The outdoor VRD is a good place to start. However, the 'use case' for external antennas can be broken down into 3 questions:
1. Is it for an AP to AP deployment (ala wireless mesh or bridging)?
2. Is it for a high density deployment?
3. Is it to provide coverage that is farther away than what the integrated antennas will provide for?
There are sub-questions on each of these. But in general, that is where I would start.
For #1, if it's for an AP to AP (mesh or bridging), then the questions come down to three other questions:
A - is there a specific distance you are trying to hit?
B - Is there a specific topology (PtP, PtMP, etc) you have to design to?
C - is there some level of interference you are dealing with?
Obviously distance dictates antenna selection to a great degree. However, if the design also needs to be a PtMP, then the antennas have to be selected such that all the APs within the mesh have to be within each other's beamwidths. Additionally, if it's a dense wifi area for AP to AP, you sometimes have to select the narrowest antennas to provide the maximum amount of interference rejection. If the antennas is wide, it will pick up all interference within the antennas beamwidths. Doing a PtP with the 275 is really not a good design simple because the APs will pick up ALL the other interference around it, when the design doesn't call for it.
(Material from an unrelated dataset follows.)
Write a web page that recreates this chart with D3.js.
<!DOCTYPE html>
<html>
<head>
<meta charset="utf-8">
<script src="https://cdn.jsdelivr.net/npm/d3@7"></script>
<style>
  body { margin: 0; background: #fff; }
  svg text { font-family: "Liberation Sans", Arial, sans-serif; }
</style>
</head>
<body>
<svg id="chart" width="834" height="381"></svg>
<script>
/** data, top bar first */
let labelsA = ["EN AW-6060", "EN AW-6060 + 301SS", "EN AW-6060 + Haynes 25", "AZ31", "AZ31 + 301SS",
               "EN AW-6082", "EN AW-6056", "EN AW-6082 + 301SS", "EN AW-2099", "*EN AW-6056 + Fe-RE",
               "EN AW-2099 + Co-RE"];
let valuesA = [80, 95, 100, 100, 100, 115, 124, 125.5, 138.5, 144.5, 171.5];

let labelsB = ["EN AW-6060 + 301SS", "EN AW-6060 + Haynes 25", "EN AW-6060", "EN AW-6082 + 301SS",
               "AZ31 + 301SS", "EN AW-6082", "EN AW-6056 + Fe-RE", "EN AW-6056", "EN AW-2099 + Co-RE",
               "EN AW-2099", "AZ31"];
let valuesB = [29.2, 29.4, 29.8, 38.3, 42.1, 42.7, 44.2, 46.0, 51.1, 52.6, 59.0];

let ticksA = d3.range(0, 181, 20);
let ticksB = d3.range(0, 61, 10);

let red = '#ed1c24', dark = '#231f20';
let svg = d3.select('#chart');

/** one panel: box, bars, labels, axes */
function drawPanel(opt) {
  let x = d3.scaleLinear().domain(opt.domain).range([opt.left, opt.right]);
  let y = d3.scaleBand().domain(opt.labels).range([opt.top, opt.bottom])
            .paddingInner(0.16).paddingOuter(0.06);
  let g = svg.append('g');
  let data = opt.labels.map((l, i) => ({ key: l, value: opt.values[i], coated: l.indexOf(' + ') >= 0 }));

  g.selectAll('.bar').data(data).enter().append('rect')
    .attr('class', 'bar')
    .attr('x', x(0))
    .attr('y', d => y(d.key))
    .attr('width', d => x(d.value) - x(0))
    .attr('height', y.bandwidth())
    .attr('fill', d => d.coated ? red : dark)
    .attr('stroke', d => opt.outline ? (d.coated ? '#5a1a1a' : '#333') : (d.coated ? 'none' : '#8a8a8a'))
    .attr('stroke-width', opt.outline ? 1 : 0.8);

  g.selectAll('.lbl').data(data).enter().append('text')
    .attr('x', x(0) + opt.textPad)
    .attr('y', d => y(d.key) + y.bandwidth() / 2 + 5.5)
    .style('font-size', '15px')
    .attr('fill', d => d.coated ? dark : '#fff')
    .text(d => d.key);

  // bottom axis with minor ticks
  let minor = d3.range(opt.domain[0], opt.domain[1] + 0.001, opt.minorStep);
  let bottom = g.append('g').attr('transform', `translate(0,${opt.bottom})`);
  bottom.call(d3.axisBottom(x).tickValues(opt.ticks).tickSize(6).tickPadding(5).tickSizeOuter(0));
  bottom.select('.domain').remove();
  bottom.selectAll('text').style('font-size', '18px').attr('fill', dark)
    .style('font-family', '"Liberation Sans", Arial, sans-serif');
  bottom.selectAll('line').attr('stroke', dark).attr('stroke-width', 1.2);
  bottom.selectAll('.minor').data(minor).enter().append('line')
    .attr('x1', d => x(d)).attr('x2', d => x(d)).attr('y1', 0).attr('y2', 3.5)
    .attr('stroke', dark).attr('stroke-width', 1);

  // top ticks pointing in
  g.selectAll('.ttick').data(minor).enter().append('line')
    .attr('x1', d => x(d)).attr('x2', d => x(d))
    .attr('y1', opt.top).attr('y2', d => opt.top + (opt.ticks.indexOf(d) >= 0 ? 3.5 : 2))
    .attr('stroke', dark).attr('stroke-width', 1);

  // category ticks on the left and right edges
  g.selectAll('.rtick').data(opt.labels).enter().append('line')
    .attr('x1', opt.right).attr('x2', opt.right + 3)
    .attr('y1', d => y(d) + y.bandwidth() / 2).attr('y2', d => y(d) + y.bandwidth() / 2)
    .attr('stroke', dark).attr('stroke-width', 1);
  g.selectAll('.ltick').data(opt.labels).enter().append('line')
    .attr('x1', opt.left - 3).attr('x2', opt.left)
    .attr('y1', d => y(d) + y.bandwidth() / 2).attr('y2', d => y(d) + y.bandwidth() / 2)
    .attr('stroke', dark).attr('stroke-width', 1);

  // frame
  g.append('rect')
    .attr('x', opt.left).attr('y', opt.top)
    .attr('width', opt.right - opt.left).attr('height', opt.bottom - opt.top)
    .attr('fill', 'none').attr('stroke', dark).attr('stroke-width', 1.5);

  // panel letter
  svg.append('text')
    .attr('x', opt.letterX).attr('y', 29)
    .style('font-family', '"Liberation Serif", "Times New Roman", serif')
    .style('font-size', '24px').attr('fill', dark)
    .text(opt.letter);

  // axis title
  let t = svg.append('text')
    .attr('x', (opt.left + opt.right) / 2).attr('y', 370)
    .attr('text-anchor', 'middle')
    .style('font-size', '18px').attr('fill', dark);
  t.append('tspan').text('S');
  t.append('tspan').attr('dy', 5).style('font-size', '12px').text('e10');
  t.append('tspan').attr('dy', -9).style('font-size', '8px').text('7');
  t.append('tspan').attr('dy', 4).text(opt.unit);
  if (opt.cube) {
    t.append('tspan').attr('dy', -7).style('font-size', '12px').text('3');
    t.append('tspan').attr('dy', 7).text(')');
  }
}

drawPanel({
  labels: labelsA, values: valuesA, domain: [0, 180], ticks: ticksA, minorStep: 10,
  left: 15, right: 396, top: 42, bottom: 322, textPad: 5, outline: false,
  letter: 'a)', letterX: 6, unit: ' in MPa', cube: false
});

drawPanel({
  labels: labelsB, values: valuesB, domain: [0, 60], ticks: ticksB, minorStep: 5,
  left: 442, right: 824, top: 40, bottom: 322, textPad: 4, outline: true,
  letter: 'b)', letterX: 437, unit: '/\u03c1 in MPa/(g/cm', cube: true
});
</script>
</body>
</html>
So the TL;DR for #1 is - Select the antennas that provide the most gain to meet your design requirements, in the narrowest beamwidth required to meet the requirement and provide the maximum interference rejection.
For #2, high density deployments are ALL about 'cellularizing' coverage. If you are trying to cover a 2000 seat auditorium, and each AP can support 100 users, you can't just put 20 APs in that auditorium (well, you can, but it will not work well). So in that case, you have to come up with a design that meets the requirements of the environment, and that WILL require the use of small beamwidth, narrow-beam antennas *as much as possible*. That provides the smallest cells of wireless coverage with the maximum amount of interference rejection between APs/cells. The BEST place to read on this condition is here - http://community.arubanetworks.com/t5/Validated-Reference-Design/Very-High-Density-802-11ac-Networks-Validated-Reference-Design/ta-p/230891
For #3, if you have either a large indoor space, or want to provide outdoor coverage for an area larger than what the omnis would cover, using something other than the omni antenna is required. A general guideline outdoors with clear open space is 100-150m radius coverage around the 275 for client coverage. However, if you need to go farther, you can look at the AP-277 (equivalent of an AP-274+ANT-3x3-D100), which can extend that coverage out to 300-400m.
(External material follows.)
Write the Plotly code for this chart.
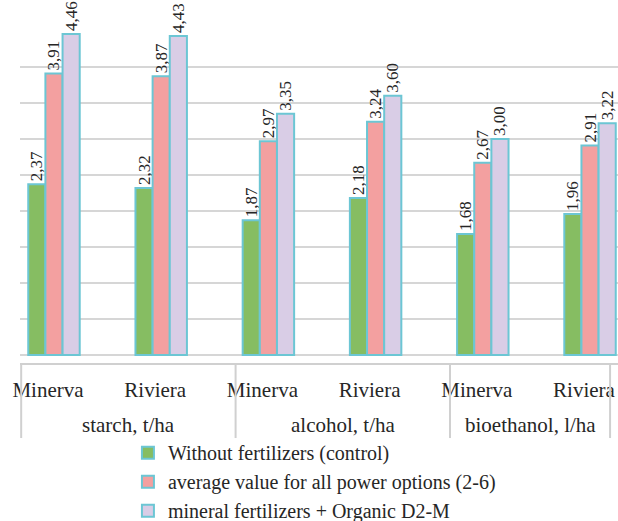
import plotly.graph_objects as go

groups = ["starch, t/ha", "alcohol, t/ha", "bioethanol, l/ha"]
varieties = ["Minerva", "Riviera"]
series_names = [
    "Without fertilizers (control)",
    "average value for all power options (2-6)",
    "mineral fertilizers + Organic D2-M",
]
control = [2.37, 2.32, 1.87, 2.18, 1.68, 1.96]
average = [3.91, 3.87, 2.97, 3.24, 2.67, 2.91]
mineral_organic = [4.46, 4.43, 3.35, 3.60, 3.00, 3.22]

colors = ["#86bd62", "#f3a0a0", "#d9cde6"]
edge = "#6cc6d4"
font_family = "Liberation Serif"
text_color = "#262626"

categories = [f"{g}|{v}" for g in groups for v in varieties]
tick_text = [v for g in groups for v in varieties]
tick_pos = list(range(len(categories)))

fig = go.Figure()
for name, vals, col in zip(series_names, [control, average, mineral_organic], colors):
    fig.add_trace(go.Bar(
        x=categories, y=vals, name=name,
        marker=dict(color=col, line=dict(color=edge, width=2)),
        texttemplate="%{y:.2f}", textposition="outside", textangle=-90,
        constraintext="none",
        textfont=dict(family=font_family, size=17, color=text_color),
        cliponaxis=False,
    ))

# group dividers below the axis (positions on the label axis)
divider_pos = [-0.25, 1.75, 3.75, 5.243]
for pos in divider_pos:
    fig.add_shape(type="line", xref="x2", yref="paper", x0=pos, x1=pos, y0=0, y1=-0.226,
                  line=dict(color="#d0d0d0", width=2))

# group labels centred between dividers
for k, g in enumerate(groups):
    cx = (divider_pos[k] + divider_pos[k + 1]) / 2
    fig.add_annotation(text=g, xref="x2", yref="paper", x=cx, y=-0.187,
                       showarrow=False, xanchor="center", yanchor="middle",
                       font=dict(family=font_family, size=21, color=text_color))

fig.update_layout(
    width=618, height=521,
    margin=dict(l=20, r=0, t=31, b=158, autoexpand=False),
    paper_bgcolor="white", plot_bgcolor="white",
    barmode="group", bargap=0.52, bargroupgap=0,
    separators=", ",
    font=dict(family=font_family, size=21, color=text_color),
    showlegend=True,
    legend=dict(orientation="v", xref="container", yref="container",
                x=0.207, xanchor="left", y=0.1686, yanchor="top",
                font=dict(family=font_family, size=20, color=text_color),
                tracegroupgap=0, itemclick=False, bgcolor="rgba(0,0,0,0)"),
    xaxis=dict(type="category", categoryorder="array", categoryarray=categories,
               range=[-0.317, 5.261], showline=True, linecolor="#d0d0d0", linewidth=2,
               showgrid=False, ticks="", showticklabels=False, automargin=False),
    xaxis2=dict(overlaying="x", anchor="y", side="bottom", range=[-0.261, 5.317],
                tickmode="array", tickvals=tick_pos, ticktext=tick_text,
                showgrid=False, zeroline=False, showline=False, ticks="",
                ticklabelstandoff=12, automargin=False,
                tickfont=dict(family=font_family, size=21, color=text_color)),
    yaxis=dict(range=[-0.111, 4.5], tick0=0, dtick=0.5, showgrid=True,
               gridcolor="#d6d6d6", gridwidth=2, zeroline=False,
               showticklabels=False, ticks="", showline=False, automargin=False),
)

fig.write_html("out.html", config={"displayModeBar": False},
               post_script="document.body.style.margin='0';")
To combine the above, if I need to link up two APs of coverage (use case #1) AND provide outdoor client coverage (#3), then I would use two AP-274s with the narrowest 5Ghz antenna possible (ANT-2x2-5314) and then use the omni 2.4Ghz antennas for client access on both APs (ANT-3x3-2005).
So hopefully that's a good start, but antenna selection is ultimately decided by the environment, the use case, and the requirements of coverage. The VRDs (outdoor and VHD) are great starting points.